Kinesis Data Analytics continuously sends the output records from the application to the Lambda as an output function with the following request model. Within your function, you iterate through the list and apply your business logic to accomplish your output requirements (such as data transformation before sending to a final destination).

Field Description
invocationId The Lambda invocation ID (random GUID).
applicationArn The Kinesis Data Analytics application Amazon Resource Name (ARN).
records
Field Description
recordId record ID (random GUID)
lambdaDeliveryRecordMetadata
Field Description
retryHint Number of delivery retries
data Base64-encoded output record payload
Note

The retryHint is a value that increases for every delivery failure. This value is not durably persisted, and resets if the application is disrupted.

Record Response Model

Each record sent to your Lambda as an output function (with record IDs) must be acknowledged with either Ok or DeliveryFailed, and it must contain the following parameters. Otherwise, Kinesis Data Analytics treats them as a delivery failure.

records
Field Description
recordId The record ID is passed from Kinesis Data Analytics to Lambda during the invocation. Any mismatch between the ID of the original record and the ID of the acknowledged record is treated as a delivery failure.
result The status of the delivery of the record. The following are possible values:
  • Ok: The record was transformed successfully and sent to the final destination. Kinesis Data Analytics ingests the record for SQL processing.

  • DeliveryFailed: The record was not delivered successfully to the final destination by the Lambda as output function. Kinesis Data Analytics continuously retries sending the delivery failed records to the Lambda as output function.

Lambda Output Invocation Frequency

A Kinesis Data Analytics application buffers the output records and invokes the AWS Lambda destination function frequently.

  • If records are emitted to the destination in-application stream within the data analytics application as a tumbling window, the AWS Lambda destination function is invoked per tumbling window trigger. For example, if a tumbling window of 60 seconds is used to emit the records to the destination in-application stream, the Lambda function is invoked once every 60 seconds.

  • If records are emitted to the destination in-application stream within the application as a continuous query or a sliding window, the Lambda destination function is invoked about once per second.

Note

Per-Lambda function invoke request payload size limits apply. Exceeding those limits results in output records being split and sent across multiple Lambda function calls.

Adding a Lambda Function for Use as an Output

The following procedure demonstrates how to add a Lambda function as an output for a Kinesis Data Analytics application.

  1. Sign in to the AWS Management Console and open the Managed Service for Apache Flink console at https://console.aws.amazon.com/kinesisanalytics.
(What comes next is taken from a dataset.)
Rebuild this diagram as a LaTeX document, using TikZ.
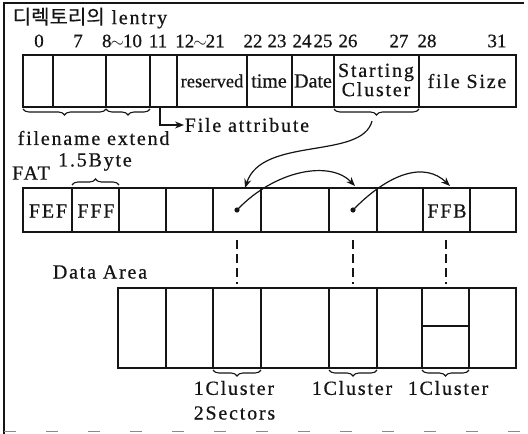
\documentclass[tikz,border=0pt]{standalone}
\usepackage{fontspec}
\setmainfont{Liberation Serif}[FakeBold=0.6]
\newfontfamily\hangul{Noto Sans CJK KR}[FakeBold=0.4]
\newfontfamily\wide{Liberation Serif}[LetterSpace=9,FakeBold=0.6]
\usetikzlibrary{arrows.meta,decorations.pathreplacing}
\definecolor{FatInk}{HTML}{151515}
\definecolor{ScanEdge}{HTML}{8A8A8A}

\begin{document}
\begin{tikzpicture}[x=1pt,y=-1pt,line width=1.5pt,draw=FatInk,
    lbl/.style={inner sep=0pt,text=FatInk,font=\fontsize{20}{22}\selectfont\wide},
    tight/.style={inner sep=0pt,text=FatInk,font=\fontsize{20}{22}\selectfont},
    num/.style={inner sep=0pt,text=FatInk,font=\fontsize{19}{21}\selectfont},
    brc/.style={decorate,line width=1.1pt,decoration={brace,amplitude=6pt,mirror}},
    ptr/.style={line width=1.2pt,-{Stealth[length=9pt,width=7pt]}},
    link/.style={dash pattern=on 9pt off 5pt,line width=1.1pt}]
  \useasboundingbox (0,0) rectangle (528,434);
  % frame of the scan
  \draw[line width=1.1pt] (4,434) -- (4,3) -- (524,3);
  \draw[ScanEdge,line width=0.6pt,dash pattern=on 12pt off 30pt] (4,431) -- (524,431);

  % directory entry
  \node[lbl,anchor=west] (title) at (12,18) {{\hangul 디렉토리의} lentry};
  \foreach \x/\t [count=\i] in {39/0,78/7,122/8{\kern-1pt$\sim$\kern-1pt}10,158/11,200/12{\kern-1pt$\sim$\kern-1pt}21,253/22,
      277/23,302/24,323/25,348/26,399/27,427/28,497/31}
    \node[num] (byte\i) at (\x,41) {\t};
  \foreach \a/\b in {23/53,53/106,106/150,150/177,177/247,247/292,292/334,334/419,419/516}
    \draw (\a,55) rectangle (\b,107);
  \node[tight,font=\fontsize{18.5}{20}\selectfont] (resv) at (212,81) {reserved};
  \node[tight] (time) at (269,81) {time};
  \node[tight] (date) at (313,81) {Date};
  \node[lbl,align=center,font=\fontsize{20}{17}\selectfont\wide] (start) at (376,80) {Starting\\Cluster};
  \node[lbl] (size) at (467,81) {file Size};

  \draw[brc] (23,109) -- (106,109);
  \draw[brc] (106,109) -- (150,109);
  \draw[brc] (334,109) -- (419,109);
  \node[lbl,anchor=west] (fname) at (17,138) {filename extend};
  \coordinate (attr) at (160,107);
  \node[lbl,anchor=west] (fattr) at (184,125) {File attribute};
  \draw[ptr] (attr) |- (fattr.west);

  % FAT
  \node[lbl] (fat) at (31,173) {FAT};
  \node[lbl] (half) at (95,162) {1.5Byte};
  \draw[brc,decoration={mirror=false}] (72,185) -- (119,185);
  \foreach \a/\b in {23/72,72/119,119/166,166/213,213/261,261/329,329/377,377/423,423/470,470/516}
    \draw (\a,188) rectangle (\b,232);
  \node[lbl] (fef) at (48,211) {FEF};
  \node[lbl] (fff) at (96,211) {FFF};
  \node[lbl] (ffb) at (447,211) {FFB};
  \fill[FatInk] (237,210) circle (2.6pt) coordinate (dot1);
  \fill[FatInk] (353,210) circle (2.6pt) coordinate (dot2);
  \coordinate (sctip) at (372,121);
  \coordinate (hit1) at (245,188);
  \coordinate (hit2) at (355,186);
  \coordinate (hit3) at (450,186);
  \draw[ptr] (sctip) .. controls (362,160) and (262,136) .. (hit1);
  \draw[ptr] (dot1) .. controls (275,170) and (330,160) .. (hit2);
  \draw[ptr] (dot2) .. controls (390,172) and (425,162) .. (hit3);

  % data area
  \node[lbl] (data) at (100,272) {Data Area};
  \foreach \x in {237,353,446}
    \draw[link] (\x,240) -- (\x,284);
  \foreach \a/\b in {118/166,166/213,213/261,261/329,329/377,377/422,422/469,469/516}
    \draw (\a,288) rectangle (\b,368);
  \draw (422,326) -- (469,326);
  \draw[brc] (213,370) -- (261,370);
  \draw[brc] (329,370) -- (377,370);
  \draw[brc] (422,370) -- (469,370);
  \node[lbl,anchor=west] (clu1) at (193,388) {1Cluster};
  \node[lbl,anchor=west] (sec1) at (193,413) {2Sectors};
  \node[lbl] (clu2) at (352,388) {1Cluster};
  \node[lbl] (clu3) at (448,388) {1Cluster};
\end{tikzpicture}
\end{document}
  2. Choose the application in the list, and then choose Application details.

  3. In the Destination section, choose Connect new destination.

  4. For the Destination item, choose AWS Lambda function.

  5. In the Deliver records to AWS Lambda section, either choose an existing Lambda function and version, or choose Create new.

  6. If you are creating a new Lambda function, do the following:

    1. Choose one of the templates provided. For more information, Creating Lambda Functions for Application Destinations.

    2. The Create Function page opens in a new browser tab. In the Name box, give the function a meaningful name (for example, myLambdaFunction).

    3. Update the template with post-processing functionality for your application. For information about creating a Lambda function, see Getting Started in the AWS Lambda Developer Guide.

    4. On the Kinesis Data Analytics console, in the Lambda function list, choose the Lambda function that you just created. Choose $LATEST for the Lambda function version.

  7. In the In-application stream section, choose Choose an existing in-application stream. For In-application stream name, choose your application's output stream. The results from the selected output stream are sent to the Lambda output function.

  8. Leave the rest of the form with the default values, and choose Save and continue.

Your application now sends records from the in-application stream to your Lambda function. You can see the results of the default template in the Amazon CloudWatch console. Monitor the AWS/KinesisAnalytics/LambdaDelivery.OkRecords metric to see the number of records being delivered to the Lambda function.

Common Lambda as Output Failures

The following are common reasons why delivery to a Lambda function can fail.

  • Not all records (with record IDs) in a batch that are sent to the Lambda function are returned to the Kinesis Data Analytics service.

  • The response is missing either the record ID or the status field.

  • The Lambda function timeouts are not sufficient to accomplish the business logic within the Lambda function.

  • The business logic within the Lambda function does not catch all the errors, resulting in a timeout and backpressure due to unhandled exceptions. These are often referred as “poison pill” messages.

For data delivery failures, Kinesis Data Analytics continues to retry Lambda invocations on the same set of records until successful. To gain insight into failures, you can monitor the following CloudWatch metrics:

  • Kinesis Data Analytics application Lambda as Output CloudWatch metrics: Indicates the number of successes and failures, among other statistics. For more information, see Amazon Kinesis Analytics Metrics.

  • AWS Lambda function CloudWatch metrics and logs.